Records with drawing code
- - - - - - -
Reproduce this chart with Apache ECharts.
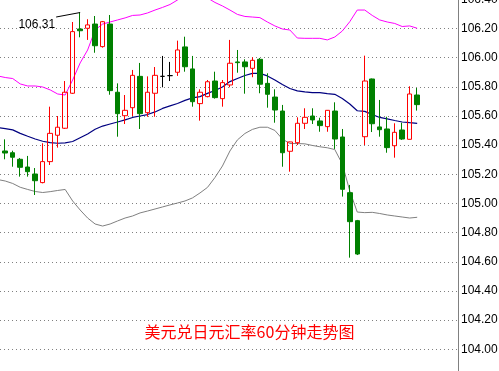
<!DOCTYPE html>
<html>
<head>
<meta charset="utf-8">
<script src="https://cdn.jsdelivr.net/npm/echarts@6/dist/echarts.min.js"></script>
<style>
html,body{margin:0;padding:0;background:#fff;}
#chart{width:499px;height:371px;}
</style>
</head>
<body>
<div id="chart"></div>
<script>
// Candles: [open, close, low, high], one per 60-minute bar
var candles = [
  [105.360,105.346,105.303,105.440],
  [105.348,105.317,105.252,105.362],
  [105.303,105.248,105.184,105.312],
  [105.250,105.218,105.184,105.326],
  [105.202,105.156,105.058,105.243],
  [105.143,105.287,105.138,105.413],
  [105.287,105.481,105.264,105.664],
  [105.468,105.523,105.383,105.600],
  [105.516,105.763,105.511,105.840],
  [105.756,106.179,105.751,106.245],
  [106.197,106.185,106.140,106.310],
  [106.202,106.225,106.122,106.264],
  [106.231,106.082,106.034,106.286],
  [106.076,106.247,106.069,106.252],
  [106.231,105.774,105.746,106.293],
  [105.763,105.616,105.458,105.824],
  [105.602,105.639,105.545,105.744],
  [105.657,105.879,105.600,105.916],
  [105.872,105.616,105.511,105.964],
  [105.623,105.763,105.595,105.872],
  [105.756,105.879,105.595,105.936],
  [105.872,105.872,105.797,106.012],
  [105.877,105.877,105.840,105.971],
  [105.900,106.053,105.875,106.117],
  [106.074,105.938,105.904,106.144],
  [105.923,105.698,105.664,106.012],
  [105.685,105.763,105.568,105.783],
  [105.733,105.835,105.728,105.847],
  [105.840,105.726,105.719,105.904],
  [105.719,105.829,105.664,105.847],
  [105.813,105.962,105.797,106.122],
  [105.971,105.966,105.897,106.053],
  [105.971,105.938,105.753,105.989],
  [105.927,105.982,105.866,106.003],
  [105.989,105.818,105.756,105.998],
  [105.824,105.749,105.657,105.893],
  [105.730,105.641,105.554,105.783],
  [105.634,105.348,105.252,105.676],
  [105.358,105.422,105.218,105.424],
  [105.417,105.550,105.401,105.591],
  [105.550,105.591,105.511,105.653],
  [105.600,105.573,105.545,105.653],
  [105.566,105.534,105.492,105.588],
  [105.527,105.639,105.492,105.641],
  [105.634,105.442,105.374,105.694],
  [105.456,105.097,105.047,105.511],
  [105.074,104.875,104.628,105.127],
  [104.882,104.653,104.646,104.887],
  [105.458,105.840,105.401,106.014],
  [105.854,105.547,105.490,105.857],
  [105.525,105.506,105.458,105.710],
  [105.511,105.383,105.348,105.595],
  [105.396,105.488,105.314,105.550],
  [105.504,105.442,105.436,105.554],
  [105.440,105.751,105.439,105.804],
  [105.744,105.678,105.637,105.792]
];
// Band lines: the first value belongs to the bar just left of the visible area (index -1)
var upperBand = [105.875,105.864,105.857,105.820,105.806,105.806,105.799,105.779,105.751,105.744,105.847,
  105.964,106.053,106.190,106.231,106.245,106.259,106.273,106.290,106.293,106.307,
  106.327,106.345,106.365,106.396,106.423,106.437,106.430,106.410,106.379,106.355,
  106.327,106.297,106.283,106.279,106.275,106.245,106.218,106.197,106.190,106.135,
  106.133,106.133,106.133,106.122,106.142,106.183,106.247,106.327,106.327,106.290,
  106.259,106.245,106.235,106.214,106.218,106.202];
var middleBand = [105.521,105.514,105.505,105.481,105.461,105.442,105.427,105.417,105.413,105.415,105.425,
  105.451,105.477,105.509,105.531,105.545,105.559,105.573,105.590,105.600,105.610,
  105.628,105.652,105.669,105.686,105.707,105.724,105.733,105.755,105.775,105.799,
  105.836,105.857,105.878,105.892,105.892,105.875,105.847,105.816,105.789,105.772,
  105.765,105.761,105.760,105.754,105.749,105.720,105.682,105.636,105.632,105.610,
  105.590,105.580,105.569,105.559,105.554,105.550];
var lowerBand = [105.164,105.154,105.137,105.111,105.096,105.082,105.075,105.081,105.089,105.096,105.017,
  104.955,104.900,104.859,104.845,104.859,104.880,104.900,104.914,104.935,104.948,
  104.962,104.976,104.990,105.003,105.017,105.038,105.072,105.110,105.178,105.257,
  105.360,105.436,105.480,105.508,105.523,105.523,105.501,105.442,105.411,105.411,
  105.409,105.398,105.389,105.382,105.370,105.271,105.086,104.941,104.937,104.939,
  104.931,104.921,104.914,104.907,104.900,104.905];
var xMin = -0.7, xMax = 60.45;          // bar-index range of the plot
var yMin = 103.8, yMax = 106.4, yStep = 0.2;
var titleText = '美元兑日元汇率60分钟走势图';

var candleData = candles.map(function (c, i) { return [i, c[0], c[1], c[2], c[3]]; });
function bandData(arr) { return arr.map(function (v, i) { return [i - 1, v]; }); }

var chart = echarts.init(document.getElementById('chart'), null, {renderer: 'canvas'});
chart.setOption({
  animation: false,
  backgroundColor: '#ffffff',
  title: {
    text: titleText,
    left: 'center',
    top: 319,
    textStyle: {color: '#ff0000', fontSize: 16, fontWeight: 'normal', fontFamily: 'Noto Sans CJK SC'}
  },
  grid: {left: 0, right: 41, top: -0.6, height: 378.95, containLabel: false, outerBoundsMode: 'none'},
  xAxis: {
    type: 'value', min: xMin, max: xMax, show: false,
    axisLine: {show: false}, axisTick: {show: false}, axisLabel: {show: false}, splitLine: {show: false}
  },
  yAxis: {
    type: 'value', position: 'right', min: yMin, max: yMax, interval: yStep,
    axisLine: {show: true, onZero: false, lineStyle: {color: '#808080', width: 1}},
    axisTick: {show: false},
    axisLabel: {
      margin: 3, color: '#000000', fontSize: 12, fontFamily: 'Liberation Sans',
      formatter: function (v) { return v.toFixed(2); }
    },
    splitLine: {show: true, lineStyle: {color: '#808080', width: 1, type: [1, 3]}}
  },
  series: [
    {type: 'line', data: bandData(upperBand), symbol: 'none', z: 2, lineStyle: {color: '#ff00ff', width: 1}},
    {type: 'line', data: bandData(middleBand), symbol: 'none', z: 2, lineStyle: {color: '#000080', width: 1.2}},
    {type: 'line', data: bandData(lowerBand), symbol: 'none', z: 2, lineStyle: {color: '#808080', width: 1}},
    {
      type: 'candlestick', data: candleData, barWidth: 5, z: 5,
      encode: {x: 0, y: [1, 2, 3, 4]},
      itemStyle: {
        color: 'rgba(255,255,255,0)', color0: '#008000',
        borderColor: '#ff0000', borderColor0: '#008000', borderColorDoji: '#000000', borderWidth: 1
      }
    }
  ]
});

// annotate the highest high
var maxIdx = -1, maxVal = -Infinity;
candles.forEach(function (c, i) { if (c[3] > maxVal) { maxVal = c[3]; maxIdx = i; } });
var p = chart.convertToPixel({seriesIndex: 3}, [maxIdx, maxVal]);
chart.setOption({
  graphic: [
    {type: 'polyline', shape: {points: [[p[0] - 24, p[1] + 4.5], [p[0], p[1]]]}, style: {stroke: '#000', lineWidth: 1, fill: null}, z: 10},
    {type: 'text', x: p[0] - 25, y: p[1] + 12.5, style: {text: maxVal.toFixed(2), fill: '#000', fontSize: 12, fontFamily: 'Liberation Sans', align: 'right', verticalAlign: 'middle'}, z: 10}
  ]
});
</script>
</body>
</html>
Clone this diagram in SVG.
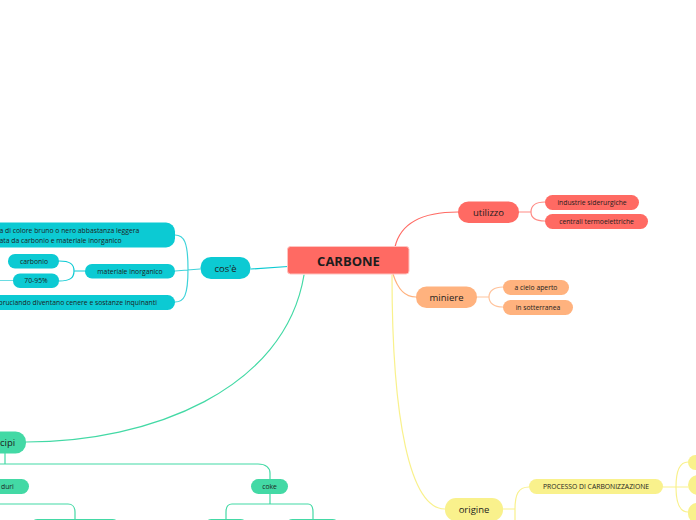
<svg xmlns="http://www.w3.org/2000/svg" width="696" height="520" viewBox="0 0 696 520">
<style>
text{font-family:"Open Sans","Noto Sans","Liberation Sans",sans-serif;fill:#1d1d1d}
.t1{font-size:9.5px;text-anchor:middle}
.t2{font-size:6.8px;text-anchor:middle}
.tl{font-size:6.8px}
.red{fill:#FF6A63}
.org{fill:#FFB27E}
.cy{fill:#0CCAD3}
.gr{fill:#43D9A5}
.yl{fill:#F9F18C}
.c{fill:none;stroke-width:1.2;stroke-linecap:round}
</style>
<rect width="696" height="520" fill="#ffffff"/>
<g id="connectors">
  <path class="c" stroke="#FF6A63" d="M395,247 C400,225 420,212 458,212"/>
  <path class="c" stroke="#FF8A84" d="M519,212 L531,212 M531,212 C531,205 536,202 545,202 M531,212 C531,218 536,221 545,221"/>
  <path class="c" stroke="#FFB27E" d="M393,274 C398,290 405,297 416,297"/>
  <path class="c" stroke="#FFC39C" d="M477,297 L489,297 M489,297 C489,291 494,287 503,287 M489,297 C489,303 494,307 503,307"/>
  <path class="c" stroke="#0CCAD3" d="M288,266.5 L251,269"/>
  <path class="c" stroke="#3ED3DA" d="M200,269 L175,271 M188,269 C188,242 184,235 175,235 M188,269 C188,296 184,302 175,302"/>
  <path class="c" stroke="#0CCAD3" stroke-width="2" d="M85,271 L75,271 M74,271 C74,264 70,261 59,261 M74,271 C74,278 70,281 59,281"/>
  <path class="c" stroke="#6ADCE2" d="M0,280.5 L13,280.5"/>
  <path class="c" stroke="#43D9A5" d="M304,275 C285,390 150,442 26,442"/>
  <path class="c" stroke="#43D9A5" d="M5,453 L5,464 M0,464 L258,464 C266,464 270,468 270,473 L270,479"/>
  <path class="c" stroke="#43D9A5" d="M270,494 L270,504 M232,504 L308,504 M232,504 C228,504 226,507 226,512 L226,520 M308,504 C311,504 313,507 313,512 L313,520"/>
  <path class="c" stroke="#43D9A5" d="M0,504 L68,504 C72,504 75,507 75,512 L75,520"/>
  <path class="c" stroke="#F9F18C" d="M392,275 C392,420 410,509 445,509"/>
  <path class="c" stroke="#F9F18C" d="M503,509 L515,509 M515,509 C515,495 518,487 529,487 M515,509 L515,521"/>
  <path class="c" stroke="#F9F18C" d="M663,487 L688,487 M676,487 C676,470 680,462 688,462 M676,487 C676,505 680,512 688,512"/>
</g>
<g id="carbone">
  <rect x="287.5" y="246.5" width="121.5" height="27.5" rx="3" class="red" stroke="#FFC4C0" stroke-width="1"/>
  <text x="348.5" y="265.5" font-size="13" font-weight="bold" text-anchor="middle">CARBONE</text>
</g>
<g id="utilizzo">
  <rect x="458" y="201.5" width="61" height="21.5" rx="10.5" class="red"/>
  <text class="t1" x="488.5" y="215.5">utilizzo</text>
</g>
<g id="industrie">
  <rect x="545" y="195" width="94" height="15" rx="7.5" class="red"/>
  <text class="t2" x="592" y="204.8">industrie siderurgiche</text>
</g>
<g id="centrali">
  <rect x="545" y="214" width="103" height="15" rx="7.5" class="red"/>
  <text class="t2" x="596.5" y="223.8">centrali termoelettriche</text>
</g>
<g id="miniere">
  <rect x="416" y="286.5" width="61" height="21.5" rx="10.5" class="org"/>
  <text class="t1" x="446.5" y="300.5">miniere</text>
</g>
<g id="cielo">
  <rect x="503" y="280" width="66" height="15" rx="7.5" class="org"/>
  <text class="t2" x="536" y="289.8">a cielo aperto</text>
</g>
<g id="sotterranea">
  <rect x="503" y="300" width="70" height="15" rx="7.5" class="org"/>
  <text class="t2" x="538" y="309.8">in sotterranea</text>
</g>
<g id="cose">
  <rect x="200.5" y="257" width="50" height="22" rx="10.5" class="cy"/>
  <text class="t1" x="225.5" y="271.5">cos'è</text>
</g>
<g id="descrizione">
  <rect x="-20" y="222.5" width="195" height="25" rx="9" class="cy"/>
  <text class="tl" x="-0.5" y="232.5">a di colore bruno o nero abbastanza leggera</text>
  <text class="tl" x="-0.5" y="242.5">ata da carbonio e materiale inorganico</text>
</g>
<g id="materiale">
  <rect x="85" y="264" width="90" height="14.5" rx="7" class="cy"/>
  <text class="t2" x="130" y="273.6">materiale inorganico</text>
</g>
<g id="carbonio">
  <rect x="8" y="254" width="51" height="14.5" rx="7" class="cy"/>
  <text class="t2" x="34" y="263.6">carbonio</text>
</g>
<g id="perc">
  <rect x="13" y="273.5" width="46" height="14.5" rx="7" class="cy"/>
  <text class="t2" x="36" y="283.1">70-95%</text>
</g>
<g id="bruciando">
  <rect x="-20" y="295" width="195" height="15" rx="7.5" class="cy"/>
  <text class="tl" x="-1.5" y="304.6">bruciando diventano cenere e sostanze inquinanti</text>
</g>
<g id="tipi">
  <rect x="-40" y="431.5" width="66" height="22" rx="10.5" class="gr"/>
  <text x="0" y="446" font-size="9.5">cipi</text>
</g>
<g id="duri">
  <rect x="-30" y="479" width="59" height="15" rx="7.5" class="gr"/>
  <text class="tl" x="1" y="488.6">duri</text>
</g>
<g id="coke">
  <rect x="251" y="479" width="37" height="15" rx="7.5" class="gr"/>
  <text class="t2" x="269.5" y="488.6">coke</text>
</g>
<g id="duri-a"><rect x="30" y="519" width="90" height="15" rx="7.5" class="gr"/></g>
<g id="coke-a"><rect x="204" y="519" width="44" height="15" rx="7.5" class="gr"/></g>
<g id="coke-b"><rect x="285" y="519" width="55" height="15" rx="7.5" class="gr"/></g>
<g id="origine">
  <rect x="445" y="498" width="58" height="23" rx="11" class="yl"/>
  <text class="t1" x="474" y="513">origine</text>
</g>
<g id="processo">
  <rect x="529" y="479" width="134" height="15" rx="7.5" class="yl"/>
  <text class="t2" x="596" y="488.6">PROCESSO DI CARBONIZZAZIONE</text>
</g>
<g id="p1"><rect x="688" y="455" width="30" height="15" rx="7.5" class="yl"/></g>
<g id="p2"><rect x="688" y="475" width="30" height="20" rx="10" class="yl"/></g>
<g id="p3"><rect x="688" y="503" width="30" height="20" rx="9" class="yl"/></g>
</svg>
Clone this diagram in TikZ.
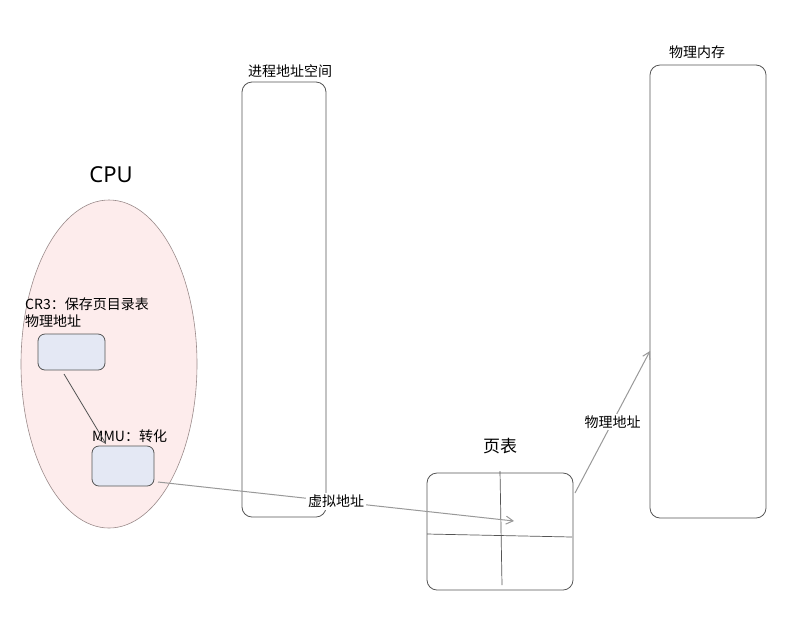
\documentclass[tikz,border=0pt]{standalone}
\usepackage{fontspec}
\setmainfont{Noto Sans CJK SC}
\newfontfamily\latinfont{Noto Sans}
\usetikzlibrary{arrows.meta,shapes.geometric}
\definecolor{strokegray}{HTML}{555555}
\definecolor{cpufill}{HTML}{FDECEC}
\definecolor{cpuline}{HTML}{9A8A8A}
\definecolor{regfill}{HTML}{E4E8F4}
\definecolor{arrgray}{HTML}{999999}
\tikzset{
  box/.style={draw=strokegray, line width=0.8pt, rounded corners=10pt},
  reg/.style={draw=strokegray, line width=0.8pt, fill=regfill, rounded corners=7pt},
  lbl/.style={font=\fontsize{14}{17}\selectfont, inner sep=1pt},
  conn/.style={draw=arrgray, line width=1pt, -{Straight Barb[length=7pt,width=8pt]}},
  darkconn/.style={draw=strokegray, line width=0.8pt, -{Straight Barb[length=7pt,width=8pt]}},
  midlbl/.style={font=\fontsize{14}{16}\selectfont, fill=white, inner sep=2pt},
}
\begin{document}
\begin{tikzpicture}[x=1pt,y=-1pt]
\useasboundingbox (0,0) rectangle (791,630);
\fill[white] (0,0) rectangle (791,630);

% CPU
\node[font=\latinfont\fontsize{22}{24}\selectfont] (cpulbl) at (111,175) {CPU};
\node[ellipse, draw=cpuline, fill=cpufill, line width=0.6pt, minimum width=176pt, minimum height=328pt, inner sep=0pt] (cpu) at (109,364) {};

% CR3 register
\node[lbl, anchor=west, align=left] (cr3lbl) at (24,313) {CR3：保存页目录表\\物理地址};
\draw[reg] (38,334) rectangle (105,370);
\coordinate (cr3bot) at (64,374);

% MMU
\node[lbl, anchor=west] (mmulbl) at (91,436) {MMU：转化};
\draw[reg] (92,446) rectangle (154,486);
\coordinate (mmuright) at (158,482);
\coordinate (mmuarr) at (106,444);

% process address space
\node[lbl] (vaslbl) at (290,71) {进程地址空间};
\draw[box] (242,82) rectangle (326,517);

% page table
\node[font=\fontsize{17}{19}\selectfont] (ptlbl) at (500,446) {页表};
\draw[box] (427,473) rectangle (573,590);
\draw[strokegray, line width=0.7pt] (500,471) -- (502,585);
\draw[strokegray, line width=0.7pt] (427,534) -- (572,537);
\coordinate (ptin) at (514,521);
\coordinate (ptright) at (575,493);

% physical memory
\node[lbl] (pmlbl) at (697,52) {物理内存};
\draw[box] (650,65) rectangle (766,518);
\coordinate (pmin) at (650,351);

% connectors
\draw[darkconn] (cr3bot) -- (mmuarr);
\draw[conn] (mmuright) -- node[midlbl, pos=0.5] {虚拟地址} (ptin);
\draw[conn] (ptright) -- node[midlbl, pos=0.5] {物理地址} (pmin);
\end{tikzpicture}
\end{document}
- - - - - - -
EXERCISE DIRECTIONS: Show each line of the listing that holds the string "this".

TASK OUTPUT:
Reproduce this chart with Apache ECharts.
Clone this diagram in SVG.
Clone this diagram in TikZ.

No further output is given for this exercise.